*Problem statement*: Copy every line with the string "that" in it.

*Data for processing*:
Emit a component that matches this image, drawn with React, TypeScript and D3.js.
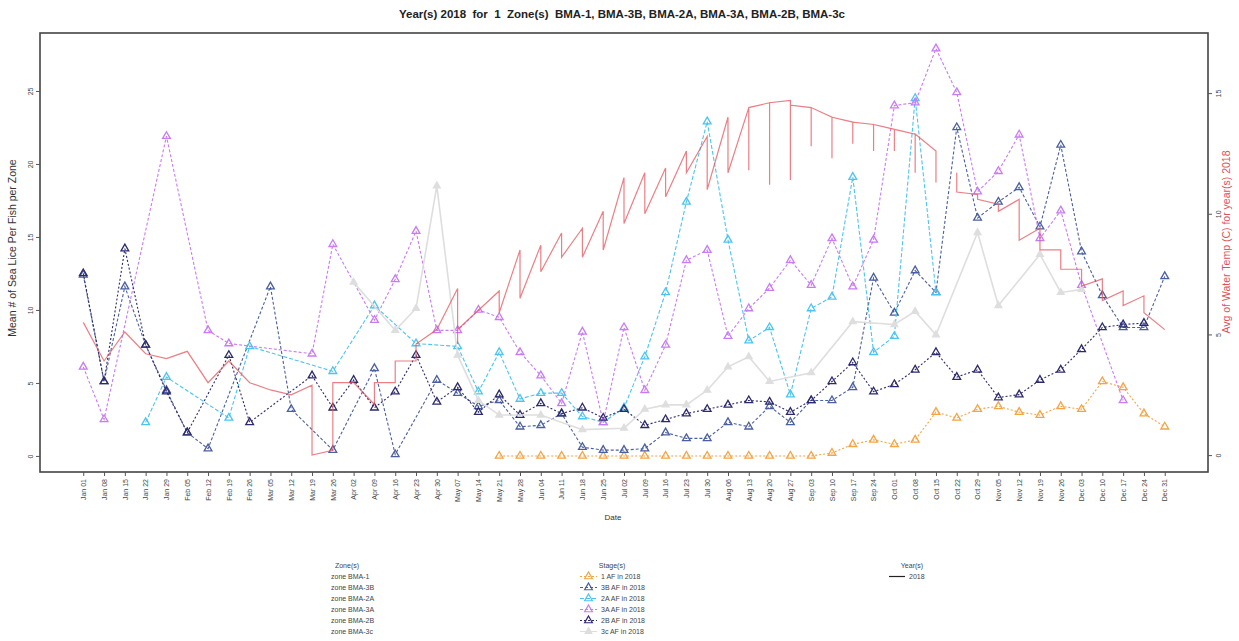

---

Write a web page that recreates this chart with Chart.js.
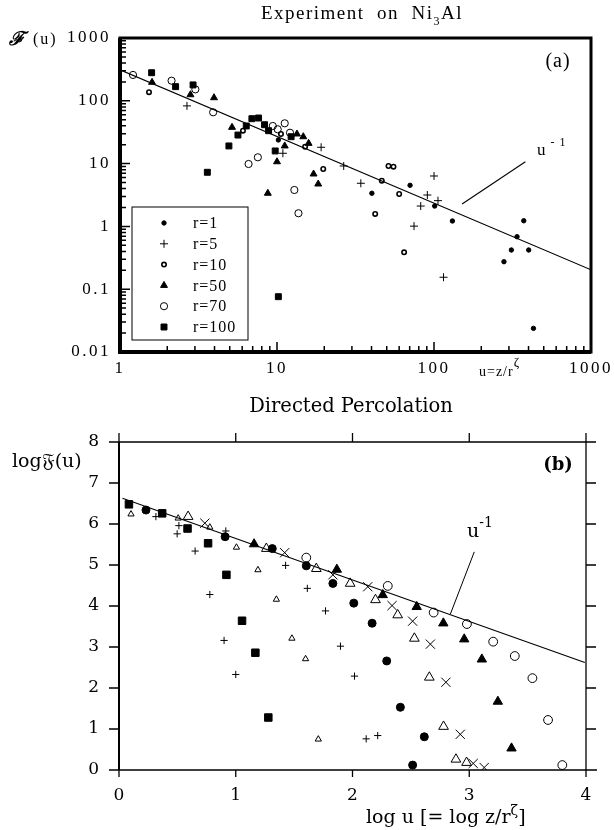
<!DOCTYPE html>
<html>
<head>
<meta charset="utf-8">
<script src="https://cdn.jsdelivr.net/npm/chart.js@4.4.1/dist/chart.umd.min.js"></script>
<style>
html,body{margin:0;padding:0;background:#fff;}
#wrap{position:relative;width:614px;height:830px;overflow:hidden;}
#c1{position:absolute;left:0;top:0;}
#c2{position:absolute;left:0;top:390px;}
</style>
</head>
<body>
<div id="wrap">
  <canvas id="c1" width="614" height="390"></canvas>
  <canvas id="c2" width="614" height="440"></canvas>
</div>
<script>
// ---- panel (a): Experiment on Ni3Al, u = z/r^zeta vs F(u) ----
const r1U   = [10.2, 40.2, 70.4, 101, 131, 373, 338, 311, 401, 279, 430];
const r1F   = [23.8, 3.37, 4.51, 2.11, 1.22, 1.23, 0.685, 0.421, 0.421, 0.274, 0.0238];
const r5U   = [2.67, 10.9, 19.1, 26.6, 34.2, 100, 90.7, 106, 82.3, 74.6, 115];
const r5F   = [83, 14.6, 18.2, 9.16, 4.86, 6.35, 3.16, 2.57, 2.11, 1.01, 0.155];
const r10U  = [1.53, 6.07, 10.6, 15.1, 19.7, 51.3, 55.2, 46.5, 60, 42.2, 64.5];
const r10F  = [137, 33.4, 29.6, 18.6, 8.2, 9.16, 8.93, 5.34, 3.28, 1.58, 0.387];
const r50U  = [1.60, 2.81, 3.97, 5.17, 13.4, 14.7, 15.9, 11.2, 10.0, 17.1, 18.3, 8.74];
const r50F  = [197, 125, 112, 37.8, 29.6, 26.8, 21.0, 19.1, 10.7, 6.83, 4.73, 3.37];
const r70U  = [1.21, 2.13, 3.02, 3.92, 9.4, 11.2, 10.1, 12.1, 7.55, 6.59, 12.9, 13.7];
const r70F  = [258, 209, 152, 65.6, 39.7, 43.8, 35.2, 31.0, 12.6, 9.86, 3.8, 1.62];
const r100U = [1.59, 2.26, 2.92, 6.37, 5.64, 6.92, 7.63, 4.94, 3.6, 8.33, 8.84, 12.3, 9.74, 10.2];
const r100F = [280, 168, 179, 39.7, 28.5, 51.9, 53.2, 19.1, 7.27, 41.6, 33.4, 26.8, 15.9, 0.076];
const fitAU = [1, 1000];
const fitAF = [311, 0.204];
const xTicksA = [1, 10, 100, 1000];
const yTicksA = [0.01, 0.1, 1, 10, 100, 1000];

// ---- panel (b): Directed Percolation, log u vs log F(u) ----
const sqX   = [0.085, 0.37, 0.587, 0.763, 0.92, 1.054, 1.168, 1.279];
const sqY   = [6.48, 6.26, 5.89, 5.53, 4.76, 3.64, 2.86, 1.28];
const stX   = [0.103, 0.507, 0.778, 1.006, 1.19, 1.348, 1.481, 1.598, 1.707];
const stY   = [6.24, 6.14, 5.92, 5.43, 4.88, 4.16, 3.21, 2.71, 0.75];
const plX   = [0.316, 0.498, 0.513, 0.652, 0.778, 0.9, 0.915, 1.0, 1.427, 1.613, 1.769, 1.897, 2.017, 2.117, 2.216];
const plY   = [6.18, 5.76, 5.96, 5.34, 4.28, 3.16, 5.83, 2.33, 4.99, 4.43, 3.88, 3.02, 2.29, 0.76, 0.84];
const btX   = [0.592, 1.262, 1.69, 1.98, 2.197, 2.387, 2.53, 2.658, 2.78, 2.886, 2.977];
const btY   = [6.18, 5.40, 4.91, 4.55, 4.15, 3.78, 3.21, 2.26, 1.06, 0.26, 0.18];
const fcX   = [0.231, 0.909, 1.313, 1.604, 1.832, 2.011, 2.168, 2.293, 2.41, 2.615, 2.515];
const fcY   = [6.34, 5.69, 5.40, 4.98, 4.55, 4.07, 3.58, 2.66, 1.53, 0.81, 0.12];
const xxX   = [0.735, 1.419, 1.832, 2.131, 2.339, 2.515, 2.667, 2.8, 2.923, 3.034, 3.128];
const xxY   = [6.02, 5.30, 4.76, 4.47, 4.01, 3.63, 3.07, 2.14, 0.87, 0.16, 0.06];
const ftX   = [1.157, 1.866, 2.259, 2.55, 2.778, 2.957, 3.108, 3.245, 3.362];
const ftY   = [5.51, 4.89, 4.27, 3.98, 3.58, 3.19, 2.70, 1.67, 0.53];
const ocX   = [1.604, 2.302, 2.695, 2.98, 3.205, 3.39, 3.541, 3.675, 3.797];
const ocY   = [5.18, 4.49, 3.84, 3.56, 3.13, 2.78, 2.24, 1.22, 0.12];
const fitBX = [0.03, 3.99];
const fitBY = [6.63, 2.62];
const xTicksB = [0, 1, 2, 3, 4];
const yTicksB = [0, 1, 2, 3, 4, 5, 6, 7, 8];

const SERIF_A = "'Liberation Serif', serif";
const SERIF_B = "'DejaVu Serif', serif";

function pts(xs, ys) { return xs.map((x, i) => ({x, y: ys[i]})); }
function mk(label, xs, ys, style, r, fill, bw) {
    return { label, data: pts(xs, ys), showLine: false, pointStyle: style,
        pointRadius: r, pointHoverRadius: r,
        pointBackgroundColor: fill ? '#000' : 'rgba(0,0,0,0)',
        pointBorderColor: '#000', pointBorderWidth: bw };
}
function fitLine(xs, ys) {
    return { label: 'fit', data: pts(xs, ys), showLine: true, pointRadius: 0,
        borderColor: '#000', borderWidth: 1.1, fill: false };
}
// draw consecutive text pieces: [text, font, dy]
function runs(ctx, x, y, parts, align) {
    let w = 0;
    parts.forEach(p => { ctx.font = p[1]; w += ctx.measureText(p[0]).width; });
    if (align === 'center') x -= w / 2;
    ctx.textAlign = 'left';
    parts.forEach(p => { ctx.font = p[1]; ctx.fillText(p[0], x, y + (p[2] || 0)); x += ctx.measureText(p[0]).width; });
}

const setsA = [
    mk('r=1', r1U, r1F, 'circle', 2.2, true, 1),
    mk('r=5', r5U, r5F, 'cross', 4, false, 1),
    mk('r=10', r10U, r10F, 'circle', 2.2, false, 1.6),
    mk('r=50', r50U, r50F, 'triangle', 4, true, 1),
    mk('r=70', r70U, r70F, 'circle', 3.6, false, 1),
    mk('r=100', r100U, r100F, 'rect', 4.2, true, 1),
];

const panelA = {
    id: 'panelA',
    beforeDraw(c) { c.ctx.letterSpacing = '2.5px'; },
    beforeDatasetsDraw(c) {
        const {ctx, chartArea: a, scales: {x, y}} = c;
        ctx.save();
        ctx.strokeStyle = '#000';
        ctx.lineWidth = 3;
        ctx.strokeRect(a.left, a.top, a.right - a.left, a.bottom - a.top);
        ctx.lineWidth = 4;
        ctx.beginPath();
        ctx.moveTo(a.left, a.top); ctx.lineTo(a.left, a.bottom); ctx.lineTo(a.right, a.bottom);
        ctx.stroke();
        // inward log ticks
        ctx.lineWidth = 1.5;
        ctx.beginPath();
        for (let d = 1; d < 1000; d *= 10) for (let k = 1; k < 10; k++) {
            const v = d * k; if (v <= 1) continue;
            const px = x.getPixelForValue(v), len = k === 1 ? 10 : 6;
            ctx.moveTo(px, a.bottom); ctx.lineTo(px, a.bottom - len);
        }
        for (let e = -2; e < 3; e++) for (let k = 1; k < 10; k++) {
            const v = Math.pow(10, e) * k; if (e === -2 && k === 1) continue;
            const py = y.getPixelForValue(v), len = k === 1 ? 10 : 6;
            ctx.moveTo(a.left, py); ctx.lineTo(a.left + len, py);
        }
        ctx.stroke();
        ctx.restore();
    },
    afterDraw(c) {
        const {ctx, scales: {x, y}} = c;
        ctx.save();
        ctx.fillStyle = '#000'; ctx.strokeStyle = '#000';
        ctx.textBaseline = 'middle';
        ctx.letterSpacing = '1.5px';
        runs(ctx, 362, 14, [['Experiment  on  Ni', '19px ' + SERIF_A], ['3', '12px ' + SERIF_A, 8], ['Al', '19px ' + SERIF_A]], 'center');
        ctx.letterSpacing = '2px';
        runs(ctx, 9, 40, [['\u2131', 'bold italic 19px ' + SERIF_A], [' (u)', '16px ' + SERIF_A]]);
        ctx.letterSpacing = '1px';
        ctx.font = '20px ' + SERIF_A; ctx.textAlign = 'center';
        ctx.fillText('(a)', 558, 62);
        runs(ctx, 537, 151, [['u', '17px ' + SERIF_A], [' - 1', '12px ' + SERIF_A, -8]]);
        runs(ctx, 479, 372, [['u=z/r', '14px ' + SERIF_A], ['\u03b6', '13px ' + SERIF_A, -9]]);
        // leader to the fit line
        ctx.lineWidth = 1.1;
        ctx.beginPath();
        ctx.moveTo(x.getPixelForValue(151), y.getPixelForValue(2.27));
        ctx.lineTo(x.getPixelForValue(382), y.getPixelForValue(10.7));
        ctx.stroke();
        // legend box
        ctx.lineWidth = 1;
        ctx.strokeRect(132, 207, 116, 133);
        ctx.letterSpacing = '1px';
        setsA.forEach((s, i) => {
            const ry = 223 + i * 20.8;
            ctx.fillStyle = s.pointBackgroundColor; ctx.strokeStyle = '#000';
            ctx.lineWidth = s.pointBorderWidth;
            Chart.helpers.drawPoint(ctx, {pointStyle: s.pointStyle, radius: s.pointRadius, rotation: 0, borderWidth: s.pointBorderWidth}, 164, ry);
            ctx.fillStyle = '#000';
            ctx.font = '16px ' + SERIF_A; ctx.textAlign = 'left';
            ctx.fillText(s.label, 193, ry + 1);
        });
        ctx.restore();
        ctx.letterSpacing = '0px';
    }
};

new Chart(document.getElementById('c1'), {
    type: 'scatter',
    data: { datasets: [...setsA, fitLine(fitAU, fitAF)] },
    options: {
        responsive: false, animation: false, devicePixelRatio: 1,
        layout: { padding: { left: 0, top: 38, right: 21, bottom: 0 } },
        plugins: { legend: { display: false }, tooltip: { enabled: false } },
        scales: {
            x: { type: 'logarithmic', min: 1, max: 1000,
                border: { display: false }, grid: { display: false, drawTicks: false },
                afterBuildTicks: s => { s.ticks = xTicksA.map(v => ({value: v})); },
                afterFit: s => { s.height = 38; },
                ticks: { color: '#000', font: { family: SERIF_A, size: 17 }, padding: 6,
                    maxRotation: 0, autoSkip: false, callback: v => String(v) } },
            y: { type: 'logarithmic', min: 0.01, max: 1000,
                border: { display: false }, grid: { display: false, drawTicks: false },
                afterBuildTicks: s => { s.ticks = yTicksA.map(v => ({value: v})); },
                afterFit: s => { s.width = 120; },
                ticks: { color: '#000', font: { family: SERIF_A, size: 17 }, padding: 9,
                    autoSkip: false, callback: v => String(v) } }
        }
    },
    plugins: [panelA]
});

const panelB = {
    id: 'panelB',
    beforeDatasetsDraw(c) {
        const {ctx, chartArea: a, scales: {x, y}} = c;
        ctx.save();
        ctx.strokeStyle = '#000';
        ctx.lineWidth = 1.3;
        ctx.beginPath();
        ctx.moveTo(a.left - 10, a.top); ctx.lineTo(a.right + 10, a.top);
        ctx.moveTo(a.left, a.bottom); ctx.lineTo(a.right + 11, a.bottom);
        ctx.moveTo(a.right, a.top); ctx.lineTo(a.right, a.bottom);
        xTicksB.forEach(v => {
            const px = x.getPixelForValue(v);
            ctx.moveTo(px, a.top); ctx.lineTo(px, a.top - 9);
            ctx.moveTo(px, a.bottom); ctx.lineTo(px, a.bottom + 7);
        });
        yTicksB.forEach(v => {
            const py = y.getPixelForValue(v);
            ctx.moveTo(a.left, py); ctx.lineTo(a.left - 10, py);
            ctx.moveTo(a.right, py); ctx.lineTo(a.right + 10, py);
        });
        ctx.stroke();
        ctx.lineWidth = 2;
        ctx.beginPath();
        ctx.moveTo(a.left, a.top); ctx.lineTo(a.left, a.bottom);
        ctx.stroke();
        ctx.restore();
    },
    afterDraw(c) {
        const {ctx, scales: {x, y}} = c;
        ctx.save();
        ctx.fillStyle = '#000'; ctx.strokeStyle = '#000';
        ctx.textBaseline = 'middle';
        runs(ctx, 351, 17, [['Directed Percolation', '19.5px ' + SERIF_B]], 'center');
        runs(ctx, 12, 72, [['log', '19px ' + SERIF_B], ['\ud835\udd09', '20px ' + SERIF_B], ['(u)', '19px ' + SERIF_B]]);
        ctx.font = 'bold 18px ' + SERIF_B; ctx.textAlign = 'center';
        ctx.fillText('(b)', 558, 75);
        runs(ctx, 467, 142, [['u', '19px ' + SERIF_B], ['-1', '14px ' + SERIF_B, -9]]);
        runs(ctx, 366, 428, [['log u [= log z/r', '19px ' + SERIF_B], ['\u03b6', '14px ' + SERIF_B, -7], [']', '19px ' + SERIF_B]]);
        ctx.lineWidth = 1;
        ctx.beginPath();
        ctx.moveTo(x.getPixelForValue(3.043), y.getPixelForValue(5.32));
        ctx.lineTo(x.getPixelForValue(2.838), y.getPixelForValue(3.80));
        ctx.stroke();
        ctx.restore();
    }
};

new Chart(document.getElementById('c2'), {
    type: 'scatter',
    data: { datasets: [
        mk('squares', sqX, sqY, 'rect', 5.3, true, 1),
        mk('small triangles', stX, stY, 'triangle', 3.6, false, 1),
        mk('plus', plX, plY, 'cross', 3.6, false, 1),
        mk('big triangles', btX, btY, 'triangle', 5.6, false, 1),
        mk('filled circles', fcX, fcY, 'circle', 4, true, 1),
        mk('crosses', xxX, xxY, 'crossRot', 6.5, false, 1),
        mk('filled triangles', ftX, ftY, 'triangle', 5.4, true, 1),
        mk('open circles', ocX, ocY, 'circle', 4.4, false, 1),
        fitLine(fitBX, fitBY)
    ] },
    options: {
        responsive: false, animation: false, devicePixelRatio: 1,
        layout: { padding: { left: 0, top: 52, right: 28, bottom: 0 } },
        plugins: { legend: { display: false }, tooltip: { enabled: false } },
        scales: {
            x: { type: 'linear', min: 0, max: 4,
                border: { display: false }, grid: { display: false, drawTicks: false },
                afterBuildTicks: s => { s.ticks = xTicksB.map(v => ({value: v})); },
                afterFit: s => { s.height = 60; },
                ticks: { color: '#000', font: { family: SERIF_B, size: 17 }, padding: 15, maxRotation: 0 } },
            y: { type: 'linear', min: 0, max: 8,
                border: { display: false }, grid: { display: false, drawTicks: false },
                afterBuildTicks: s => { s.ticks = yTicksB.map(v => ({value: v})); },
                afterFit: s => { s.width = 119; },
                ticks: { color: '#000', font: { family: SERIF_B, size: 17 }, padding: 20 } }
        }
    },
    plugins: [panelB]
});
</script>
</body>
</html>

*Task response*:
Emit a component that matches this image, drawn with React, TypeScript and D3.js.
Write a web page that recreates this chart with Chart.js.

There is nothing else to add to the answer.